2018年8月18日(土)14:00~ 杉並公会堂
松岡究+合奏団ZERO
Vn.長尾春花
♪ブラームス/ヴァイオリン協奏曲
♪バルトーク/無伴奏ヴァイオリン・ソナタ第2番~第4楽章(アンコール)
♪ブラームス/交響曲第2番
前回のマラ9が好印象だった合奏団ZERO(中野ZEROを本拠地とするアマチュア・オーケストラ)。今回は、2010年10月に芸大学生オケのコンミスに座った演奏に惹かれて以来、動向を注視していた長尾春花さんが、カール・フレッシュ・コンクール優勝の凱旋でブラームスを弾くということもあり、「時間ができるのに演奏会が乏しい」お盆周辺を埋めるに最適の演奏会、になるはずだった。
指揮者とオーケストラの関係が裏目に出たのか、普段の主力メンバーが集まらなかったのか、個々の不調が偶然にも重なったのか、あるいはその全てか…この日もベクトルが合った時の本格的な音色や力強さには惹き込まれる瞬間があるものの、それが連続せず断片として霧消してしまった。
前回は方向感が合致していたヴァイオリン群が散らばりがちで、盤石だった低弦が別楽団かと思うほど音程がうなったりして安定せず。
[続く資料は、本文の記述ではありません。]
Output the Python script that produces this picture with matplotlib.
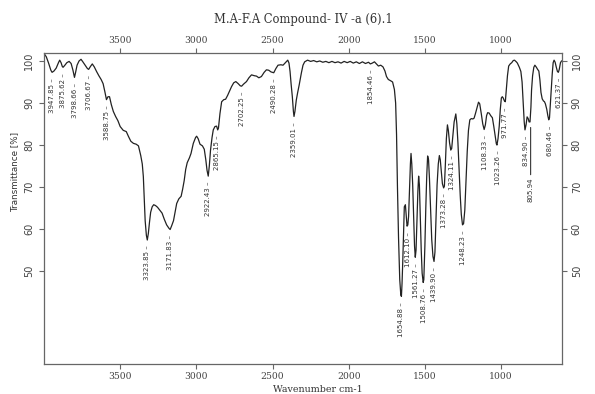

総じて管楽器にpやppがなく煩くて、HrやFgを中心に音程や発音の拠り所を欠いたまま押し切ったように聴こえた。この管楽器の傾向は致命的だった。マーラーのような大編成で楽譜の指示が子細な音楽では目立たないのかもしれないが、ブラームスのような弦楽器とのバランスで、かつ音色や音程、でっこみ引っ込みを指揮者を交え楽団が主体的に作っていく音楽(主にロマン派以前)では、管楽器群が全奏をべったりと塗りつぶした時点でゲームオーバーだ。それに、楽譜になくても協奏曲では採るべきfp(フォルテピアノ)が乏しく厚塗りなため、ソリストが埋もれぬよう音を張らねばならない事態は誰も幸せにしない。15年以上前、某市民オケを松岡さんが振ったブラ2を聴きに行った時、同様の傾向に輪をかけて金管楽器が咆哮し辟易したことを思い出した。いや、この日のZEROは、コンチェルト第2楽章のオーボエ・ソロ、1stVnのカンタービレや中低弦の内声部に、時々光る瞬間はあったのだ。それだけに、そういう点と点を紡いでより太い線にできなかったのはなぜだろうと、心の中で舞台上へ問いながら鑑賞したのだった。
長尾さんは、学生時代のキラキラ感はそのままに、力強さや表現の幅、技術の切れを格段に高めて、風格漂う若手ヴァイオリニストに成長されていた。ハンガリーの国立歌劇場でコンサート・ミストレスを務めていらっしゃるのだから、双肩にかかる責任や期待に応える日々が、演奏のバックグラウンドをしっかりと支えているのだろう。得てしてきつくなったり高音が当たらないブラームスの協奏曲にあって、その辺りを美しく響かせたところに学生時代と変わらぬ意識の高さを垣間見た。川久保さんにしても樫本さんにしても、カデンツァを歌うあまり停滞するのが好ましくなかったのだけれど、長尾さんは前向きなインテンポの中で最大限歌うスタイルをとり、その堅気で潔い音楽性は欧州で高く評価されるのではないかと思った。ハンガリー土産のアンコールの切れ味と昇華された土俗性の表現は圧巻であり、国内外でのさらなる活躍を期待させるに十分な演奏で満場の客席を魅了したのだった。